Closed fdalvi closed 1 month ago

fdalvi commented 1 month ago

Hello,

I was wondering what is the motivation behind pretrain vs finetune_full; conceptually they are quite similar, but at the moment there are some key (seemingly artificial) differences:

pretrain and finetune_full have different set of required arguments (e.g. max_tokens vs epochs)
activation_checkpointing seems to be only enabled for finetune_full (https://github.com/Lightning-AI/litgpt/blob/f80fefff6a5d127cc99c86be2d172415b49359d2/litgpt/finetune/full.py#L101 vs https://github.com/Lightning-AI/litgpt/blob/f80fefff6a5d127cc99c86be2d172415b49359d2/litgpt/pretrain.py#L134
Both use different data loaders
Both load models slightly differently leading to some bugs (e.g. #1430)

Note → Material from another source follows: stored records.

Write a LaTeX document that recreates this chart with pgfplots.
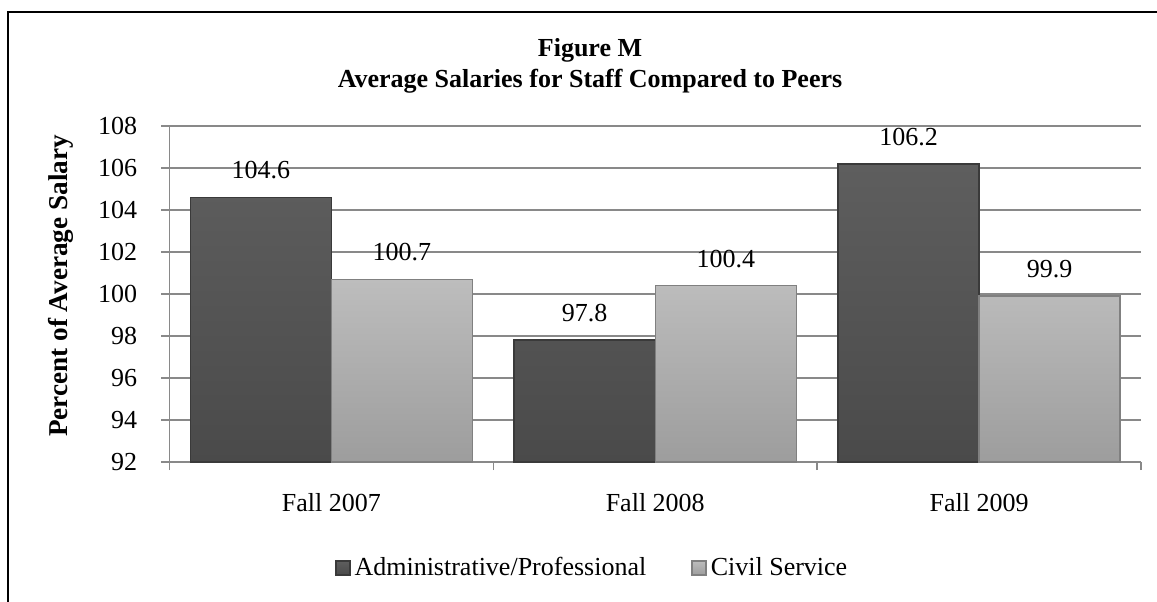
\documentclass[border=0pt]{standalone}
\usepackage{fontspec}
\setmainfont{Liberation Serif}
\usepackage{pgfplots}
\pgfplotsset{compat=1.18}
\definecolor{gridc}{HTML}{898989}
\definecolor{adtop}{HTML}{5E5E5E}
\definecolor{adbot}{HTML}{4A4A4A}
\definecolor{adedge}{HTML}{3A3A3A}
\definecolor{cstop}{HTML}{BDBDBD}
\definecolor{csbot}{HTML}{9D9D9D}
\definecolor{csedge}{HTML}{808080}
\newcommand{\chartfont}{\fontsize{13}{15.6}\selectfont}
\pgfplotsset{sqlegend/.style={legend image code/.code={\draw[##1] (0pt,-3.5pt) rectangle (7pt,3.5pt);}}}
\begin{document}
\begin{tikzpicture}
\useasboundingbox (0,0) rectangle (578.5pt,300.5pt);
\draw[line width=1.1pt] (4pt,-2pt) -- (4pt,294.5pt) -- (580pt,294.5pt);
\node[font=\chartfont\bfseries, anchor=base] at (295pt,272pt) {Figure M};
\node[font=\chartfont\bfseries, anchor=base] at (295pt,256.5pt) {Average Salaries for Staff Compared to Peers};
\begin{axis}[
  at={(84.75pt,69.5pt)}, anchor=south west,
  width=485.75pt, height=168pt, scale only axis,
  xmin=-0.5, xmax=2.5, ymin=92, ymax=108,
  ytick={92,94,...,108},
  xtick={-0.5,0.5,1.5,2.5}, xticklabels={},
  extra x ticks={0,1,2},
  extra x tick labels={Fall 2007,Fall 2008,Fall 2009},
  extra x tick style={major tick length=0pt, grid=none,
    tick label style={anchor=base, inner sep=0pt, yshift=-24.5pt}},
  axis lines=left,
  axis line style={-, draw=gridc, line width=0.75pt},
  tick align=outside, major tick length=4pt,
  tick style={draw=gridc, line width=0.75pt},
  ymajorgrids, grid style={draw=gridc, line width=0.75pt},
  ticklabel style={font=\chartfont},
  yticklabel style={anchor=east, inner sep=0pt, xshift=-12pt},
  /pgf/number format/assume math mode=true,
  ylabel={Percent of Average Salary},
  ylabel style={font=\fontsize{13.6}{16}\selectfont\bfseries,
    at={(axis description cs:-0.1055,0.5238)}, anchor=base},
  ybar=0pt, bar width=0.4355,
  nodes near coords,
  every node near coord/.append style={font=\chartfont, text=black,
    anchor=base, inner sep=0pt, yshift=9.25pt,
    /pgf/number format/fixed, /pgf/number format/fixed zerofill,
    /pgf/number format/precision=1},
  legend columns=2,
  legend style={at={(axis description cs:0.1704,-0.3155)}, anchor=west,
    draw=none, fill=none, inner sep=0pt, outer sep=0pt, font=\chartfont,
    /tikz/every even column/.append style={column sep=20.5pt}},
]
\addplot[top color=adtop, bottom color=adbot, draw=adedge, line width=0.75pt, sqlegend]
  coordinates {(0,104.6) (1,97.8) (2,106.2)};
\addlegendentry{Administrative/Professional}
\addplot[top color=cstop, bottom color=csbot, draw=csedge, line width=0.75pt, sqlegend]
  coordinates {(0,100.7) (1,100.4) (2,99.9)};
\addlegendentry{Civil Service}
\end{axis}
\end{tikzpicture}
\end{document}
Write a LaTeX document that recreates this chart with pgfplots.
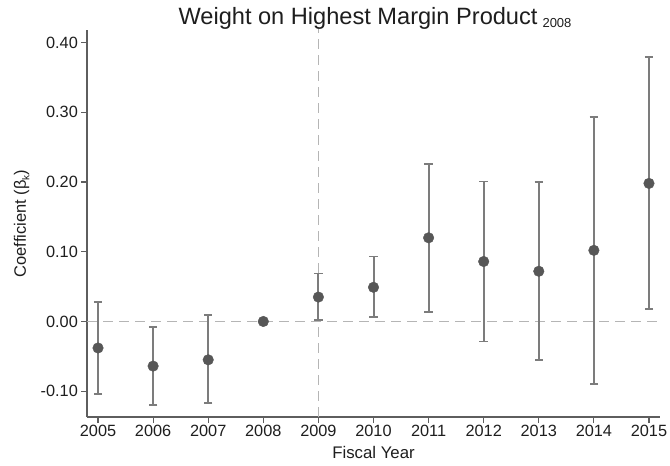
\documentclass[border=0pt]{standalone}
\usepackage{pgfplots}
\pgfplotsset{compat=1.18}
\usepackage{fontspec}
\setmainfont{Liberation Sans}
\definecolor{mk}{HTML}{575757}
\definecolor{eb}{HTML}{7C7C7C}
\definecolor{ax}{HTML}{5E5E5E}
\definecolor{dl}{HTML}{B5B5B5}
\definecolor{tx}{HTML}{1E1E1E}
\begin{document}
\begin{tikzpicture}[x=1bp,y=1bp]
\useasboundingbox (-87bp,-49bp) rectangle (583bp,417bp);
\begin{axis}[
  at={(0bp,0bp)}, anchor=south west,
  scale only axis, width=573bp, height=387bp,
  xmin=2004.8, xmax=2015.2, ymin=-0.137, ymax=0.418,
  axis x line*=bottom, axis y line*=left,
  axis line style={draw=ax, line width=1.3bp},
  every tick/.style={draw=ax, line width=1.2bp},
  tick align=outside, major tick length=6bp,
  xtick={2005,2006,2007,2008,2009,2010,2011,2012,2013,2014,2015},
  xticklabels={2005,2006,2007,2008,2009,2010,2011,2012,2013,2014,2015},
  ytick={-0.1,0,0.1,0.2,0.3,0.4},
  yticklabels={-0.10,0.00,0.10,0.20,0.30,0.40},
  ticklabel style={font=\fontsize{16.3bp}{19bp}\selectfont, text=tx},
  xticklabel style={inner sep=2bp},
  yticklabel style={inner sep=3bp},
  clip=false,
]
\addplot[dl, line width=1.4bp, dash pattern=on 10bp off 6bp] coordinates {(2004.8,0) (2015.2,0)};
\addplot[dl, line width=1.4bp, dash pattern=on 10bp off 6bp] coordinates {(2009,-0.137) (2009,0.422)};
\addplot[draw=none, mark=none,
  error bars/.cd, y dir=both, y explicit,
  error bar style={eb, line width=2bp},
  error mark options={rotate=90, mark size=4.2bp, eb, line width=1.6bp}]
  table[x=x, y=y, y error plus=ep, y error minus=em] {
x y ep em
2005 -0.038 0.066 0.066
2006 -0.064 0.056 0.056
2007 -0.055 0.064 0.062
2009 0.035 0.034 0.033
2010 0.049 0.044 0.043
2011 0.120 0.106 0.106
2012 0.086 0.115 0.115
2013 0.072 0.128 0.127
2014 0.102 0.191 0.192
2015 0.198 0.181 0.180
};
\addplot[only marks, mark=*, mark size=5.3bp, mk, mark options={draw=mk, fill=mk}]
  table[x=x, y=y] {
x y
2005 -0.038
2006 -0.064
2007 -0.055
2008 0.000
2009 0.035
2010 0.049
2011 0.120
2012 0.086
2013 0.072
2014 0.102
2015 0.198
};
\end{axis}
\node[anchor=base, text=tx, font=\fontsize{23.6bp}{26bp}\selectfont] at (288bp,441bp-49bp)
  {Weight on Highest Margin Product\hspace{5bp}\raisebox{-2.5bp}{\fontsize{13bp}{14bp}\selectfont 2008}};
\node[anchor=base, text=tx, font=\fontsize{16.8bp}{19bp}\selectfont] at (286.5bp,-41bp) {Fiscal Year};
\node[rotate=90, anchor=base, text=tx, font=\fontsize{16.5bp}{19bp}\selectfont] at (-61bp,193.5bp)
  {Coefficient (β\raisebox{-0.4ex}{\fontsize{10bp}{11bp}\selectfont k})};
\end{tikzpicture}
\end{document}
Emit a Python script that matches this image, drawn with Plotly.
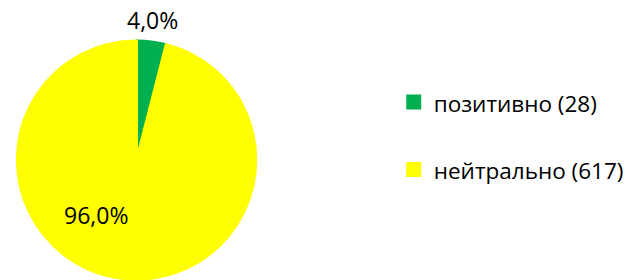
import plotly.graph_objects as go

categories = ["позитивно", "нейтрально"]
counts = [28, 617]
percents = [4.0, 96.0]
pct_labels = ["4,0%", "96,0%"]
colors = ["#00B050", "#FFFF00"]

FONT = "Open Sans"
TXT = 23
LEG_TXT = 22.5
W, H = 629, 280

legend_names = [
    f"<span style='font-size:{LEG_TXT}px'>{c} ({n})</span><br> " for c, n in zip(categories, counts)
]

fig = go.Figure()
fig.add_trace(go.Pie(
    labels=legend_names,
    values=percents,
    marker=dict(colors=colors, line=dict(color=colors, width=3)),
    sort=False,
    direction="clockwise",
    rotation=0,
    textinfo="none",
    hoverinfo="label+percent",
    domain=dict(x=[17.5 / W, 256.5 / W], y=[1 - 279.5 / H, 1 - 40.5 / H]),
))

fig.add_annotation(x=152.5 / W, y=1 - 20 / H, xref="paper", yref="paper",
                   xanchor="center", yanchor="middle",
                   text=pct_labels[0], showarrow=False,
                   font=dict(family=FONT, size=TXT, color="#000000"))
fig.add_annotation(x=96.5 / W, y=1 - 215 / H, xref="paper", yref="paper",
                   xanchor="center", yanchor="middle",
                   text=pct_labels[1], showarrow=False,
                   font=dict(family=FONT, size=TXT, color="#000000"))

fig.update_layout(
    width=W, height=H,
    margin=dict(l=0, r=0, t=0, b=0),
    paper_bgcolor="white",
    plot_bgcolor="white",
    font=dict(family=FONT, color="#000000"),
    showlegend=True,
    legend=dict(
        x=395 / W, xanchor="left",
        y=1 - 79.5 / H, yanchor="top",
        font=dict(family=FONT, size=24.8, color="#000000"),
        valign="top",
        itemwidth=30,
        bgcolor="rgba(0,0,0,0)",
    ),
)

fig.write_html(
    "out.html",
    config={"displayModeBar": False},
    post_script="document.body.style.margin='0';document.documentElement.style.overflow='hidden';",
)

There seem to be other small differences as well as I'm walking through the code, so just wanted to understand the motivation and see if there is a "correct" time to use one of the other.

Thanks!

rasbt commented 1 month ago

Hi there, these are good questions. Off the top of my head, the major usage difference is the dataset. The finetune_* scripts are mainly designed for instruction-finetuning. (I wanted to name them like this, but I remember that this was not a popular opinion and also a bit late in the development where we already had these names).

So, in other words the data format is a bit different and with that also the scale. In the finetuning scripts the data would be small enough to fit into memory, and pretrain is designed to handle much larger datasets (here, raw data that doesn't come in the insruction-response format).

I think the differences like maxtokens and epochs come originally from the fact that we have training examples (instruction-response pairs) in the `finetune*` scripts. In regular pretraining, where we have raw text, it's easier to work with max tokens (which is common in the literature).

I hope this helps as a start :)!?

fdalvi commented 1 month ago

Hi @rasbt,

Thanks for the quick reply, that makes a lot of sense! Given that the primary difference is the data, would it be better then to have a shared codebase for all model related things (e.g. model loading, training loop, sharing strategies etc)?

Best,

rasbt commented 1 month ago

That's a fair point, but there is this philosophy in this repo that some code duplication isn't bad if it helps with readability. Because too much refactoring and code sharing can lead to lots of complexities if you want to read and modify the code. I.e., the code should remain simple enough that you can modify it if you want to tweak certain things for custom research projects. Of course, there is never a clear line to draw ...

Anyways, thanks for sharing your feedback here!

rasbt commented 1 month ago

Closing to clean up the issues a bit. But please feel free to respond or reopen in case you have additional questions.

fdalvi commented 1 month ago

I appreciate your perspective. If its okay, I'll open a PR sometime soon that brings the two codebases closer together where applicable (FSDP settings, model loading, perhaps a few more things); we can discuss which of these are worth merging ofcourse!